━━━ Data shown
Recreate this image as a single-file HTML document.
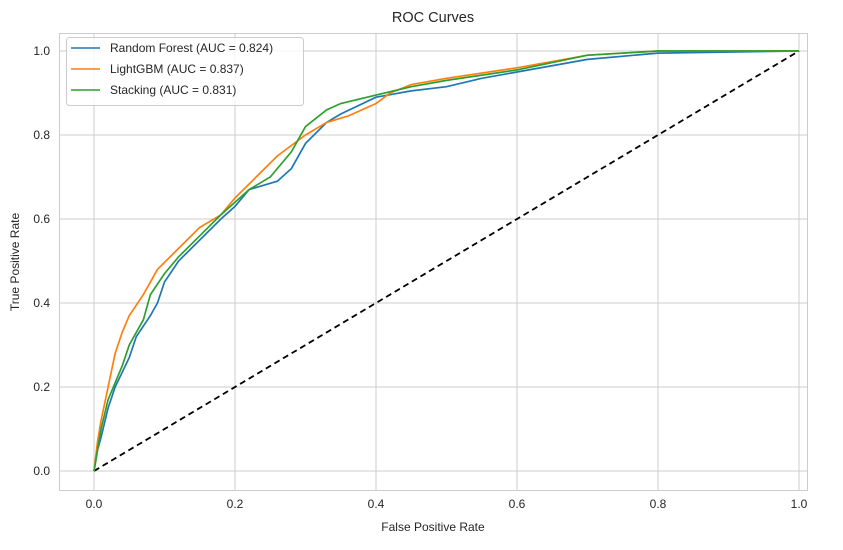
<!DOCTYPE html>
<html><head><meta charset="utf-8"><style>
body{margin:0;background:#fff;}
svg{font-family:"Liberation Sans",Arial,sans-serif;}
</style></head><body>
<svg id="chart" width="843" height="545">
<rect width="843" height="545" fill="#fff"/>
<g id="grid"></g>
<rect x="59.5" y="33.5" width="748" height="457" fill="none" stroke="#ccc"/>
<g id="ticks"></g>
<g id="series"></g>
<text x="433" y="22" font-size="14.5" text-anchor="middle" fill="#262626">ROC Curves</text>
<text x="433" y="531" font-size="12" text-anchor="middle" fill="#262626">False Positive Rate</text>
<text x="19" y="262" font-size="12" text-anchor="middle" fill="#262626" transform="rotate(-90 19 262)">True Positive Rate</text>
<g>
<rect x="66.5" y="37.5" width="237" height="68" rx="3" fill="#fff" fill-opacity="0.8" stroke="#ccc"/>
<g><line x1="71" y1="48" x2="100" y2="48" stroke="#1f77b4" stroke-width="1.6"/><text x="110" y="52" font-size="12" fill="#262626">Random Forest (AUC = 0.824)</text></g>
<g><line x1="71" y1="69" x2="100" y2="69" stroke="#ff7f0e" stroke-width="1.6"/><text x="110" y="73" font-size="12" fill="#262626">LightGBM (AUC = 0.837)</text></g>
<g><line x1="71" y1="90" x2="100" y2="90" stroke="#2ca02c" stroke-width="1.6"/><text x="110" y="94" font-size="12" fill="#262626">Stacking (AUC = 0.831)</text></g>
</g>
</svg>
<script>
const ticks=[0,0.2,0.4,0.6,0.8,1.0];
const rfFpr=[0,0.005,0.01,0.02,0.03,0.05,0.06,0.08,0.09,0.1,0.12,0.15,0.18,0.2,0.22,0.26,0.28,0.3,0.33,0.35,0.4,0.45,0.5,0.55,0.6,0.7,0.8,1];
const rfTpr=[0,0.05,0.08,0.15,0.2,0.27,0.32,0.37,0.4,0.45,0.5,0.55,0.6,0.63,0.67,0.69,0.72,0.78,0.83,0.85,0.89,0.905,0.915,0.935,0.95,0.98,0.995,1];
const lgFpr=[0,0.005,0.01,0.02,0.03,0.04,0.05,0.07,0.09,0.12,0.15,0.18,0.2,0.23,0.26,0.3,0.33,0.36,0.4,0.42,0.45,0.5,0.6,0.7,0.8,1];
const lgTpr=[0,0.07,0.12,0.2,0.28,0.33,0.37,0.42,0.48,0.53,0.58,0.61,0.65,0.7,0.75,0.8,0.83,0.845,0.875,0.9,0.92,0.935,0.96,0.99,1,1];
const stFpr=[0,0.005,0.01,0.02,0.04,0.05,0.07,0.08,0.1,0.12,0.15,0.18,0.2,0.22,0.25,0.28,0.3,0.33,0.35,0.4,0.45,0.5,0.6,0.7,0.8,1];
const stTpr=[0,0.05,0.1,0.17,0.25,0.3,0.36,0.42,0.47,0.51,0.56,0.61,0.64,0.67,0.7,0.76,0.82,0.86,0.875,0.895,0.915,0.93,0.955,0.99,1,1];
const NS="http://www.w3.org/2000/svg";
const X=v=>94+v*705, Y=v=>471-v*420;
const grid=document.getElementById('grid'), tk=document.getElementById('ticks'), ser=document.getElementById('series');
function mk(tag,attrs,parent){const e=document.createElementNS(NS,tag);for(const k in attrs)e.setAttribute(k,attrs[k]);parent.appendChild(e);return e;}
ticks.forEach(t=>{
 const gx=mk('line',{x1:X(t),x2:X(t),y1:33,y2:490,stroke:'#ccc'},grid);
 
 
 const gy=mk('line',{x1:59,x2:807,y1:Y(t),y2:Y(t),stroke:'#ccc'},grid);
 
 
 const tx=mk('text',{x:X(t),y:508,'font-size':12,'text-anchor':'middle',fill:'#262626'},tk);
 tx.textContent=t.toFixed(1);
 
 
 const ty=mk('text',{x:50,y:Y(t)+4,'font-size':12,'text-anchor':'end',fill:'#262626'},tk);
 ty.textContent=t.toFixed(1);
 
 
});
const diag=mk('line',{x1:X(0),y1:Y(0),x2:X(1),y2:Y(1),stroke:'#000','stroke-width':1.8,'stroke-dasharray':'6,4'},ser);


function curve(fx,ty,color,name){
 const p=mk('polyline',{points:fx.map((f,i)=>X(f)+','+Y(ty[i])).join(' '),fill:'none',stroke:color,'stroke-width':1.7},ser);
 
 
}
curve(rfFpr,rfTpr,'#1f77b4','rf-roc-line');
curve(lgFpr,lgTpr,'#ff7f0e','lightgbm-roc-line');
curve(stFpr,stTpr,'#2ca02c','stacking-roc-line');
</script>
</body></html>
━━━━━━
[Requirements] Omitting all images, print the listing exactly.

[Solution to this problem]
Recreate this image as a single-file HTML document.
<!DOCTYPE html>
<html><head><meta charset="utf-8"><style>
body{margin:0;background:#fff;}
svg{font-family:"Liberation Sans",Arial,sans-serif;}
</style></head><body>
<svg id="chart" width="843" height="545">
<rect width="843" height="545" fill="#fff"/>
<g id="grid"></g>
<rect x="59.5" y="33.5" width="748" height="457" fill="none" stroke="#ccc"/>
<g id="ticks"></g>
<g id="series"></g>
<text x="433" y="22" font-size="14.5" text-anchor="middle" fill="#262626">ROC Curves</text>
<text x="433" y="531" font-size="12" text-anchor="middle" fill="#262626">False Positive Rate</text>
<text x="19" y="262" font-size="12" text-anchor="middle" fill="#262626" transform="rotate(-90 19 262)">True Positive Rate</text>
<g>
<rect x="66.5" y="37.5" width="237" height="68" rx="3" fill="#fff" fill-opacity="0.8" stroke="#ccc"/>
<g><line x1="71" y1="48" x2="100" y2="48" stroke="#1f77b4" stroke-width="1.6"/><text x="110" y="52" font-size="12" fill="#262626">Random Forest (AUC = 0.824)</text></g>
<g><line x1="71" y1="69" x2="100" y2="69" stroke="#ff7f0e" stroke-width="1.6"/><text x="110" y="73" font-size="12" fill="#262626">LightGBM (AUC = 0.837)</text></g>
<g><line x1="71" y1="90" x2="100" y2="90" stroke="#2ca02c" stroke-width="1.6"/><text x="110" y="94" font-size="12" fill="#262626">Stacking (AUC = 0.831)</text></g>
</g>
</svg>
<script>
const ticks=[0,0.2,0.4,0.6,0.8,1.0];
const rfFpr=[0,0.005,0.01,0.02,0.03,0.05,0.06,0.08,0.09,0.1,0.12,0.15,0.18,0.2,0.22,0.26,0.28,0.3,0.33,0.35,0.4,0.45,0.5,0.55,0.6,0.7,0.8,1];
const rfTpr=[0,0.05,0.08,0.15,0.2,0.27,0.32,0.37,0.4,0.45,0.5,0.55,0.6,0.63,0.67,0.69,0.72,0.78,0.83,0.85,0.89,0.905,0.915,0.935,0.95,0.98,0.995,1];
const lgFpr=[0,0.005,0.01,0.02,0.03,0.04,0.05,0.07,0.09,0.12,0.15,0.18,0.2,0.23,0.26,0.3,0.33,0.36,0.4,0.42,0.45,0.5,0.6,0.7,0.8,1];
const lgTpr=[0,0.07,0.12,0.2,0.28,0.33,0.37,0.42,0.48,0.53,0.58,0.61,0.65,0.7,0.75,0.8,0.83,0.845,0.875,0.9,0.92,0.935,0.96,0.99,1,1];
const stFpr=[0,0.005,0.01,0.02,0.04,0.05,0.07,0.08,0.1,0.12,0.15,0.18,0.2,0.22,0.25,0.28,0.3,0.33,0.35,0.4,0.45,0.5,0.6,0.7,0.8,1];
const stTpr=[0,0.05,0.1,0.17,0.25,0.3,0.36,0.42,0.47,0.51,0.56,0.61,0.64,0.67,0.7,0.76,0.82,0.86,0.875,0.895,0.915,0.93,0.955,0.99,1,1];
const NS="http://www.w3.org/2000/svg";
const X=v=>94+v*705, Y=v=>471-v*420;
const grid=document.getElementById('grid'), tk=document.getElementById('ticks'), ser=document.getElementById('series');
function mk(tag,attrs,parent){const e=document.createElementNS(NS,tag);for(const k in attrs)e.setAttribute(k,attrs[k]);parent.appendChild(e);return e;}
ticks.forEach(t=>{
 const gx=mk('line',{x1:X(t),x2:X(t),y1:33,y2:490,stroke:'#ccc'},grid);
 
 
 const gy=mk('line',{x1:59,x2:807,y1:Y(t),y2:Y(t),stroke:'#ccc'},grid);
 
 
 const tx=mk('text',{x:X(t),y:508,'font-size':12,'text-anchor':'middle',fill:'#262626'},tk);
 tx.textContent=t.toFixed(1);
 
 
 const ty=mk('text',{x:50,y:Y(t)+4,'font-size':12,'text-anchor':'end',fill:'#262626'},tk);
 ty.textContent=t.toFixed(1);
 
 
});
const diag=mk('line',{x1:X(0),y1:Y(0),x2:X(1),y2:Y(1),stroke:'#000','stroke-width':1.8,'stroke-dasharray':'6,4'},ser);


function curve(fx,ty,color,name){
 const p=mk('polyline',{points:fx.map((f,i)=>X(f)+','+Y(ty[i])).join(' '),fill:'none',stroke:color,'stroke-width':1.7},ser);
 
 
}
curve(rfFpr,rfTpr,'#1f77b4','rf-roc-line');
curve(lgFpr,lgTpr,'#ff7f0e','lightgbm-roc-line');
curve(stFpr,stTpr,'#2ca02c','stacking-roc-line');
</script>
</body></html>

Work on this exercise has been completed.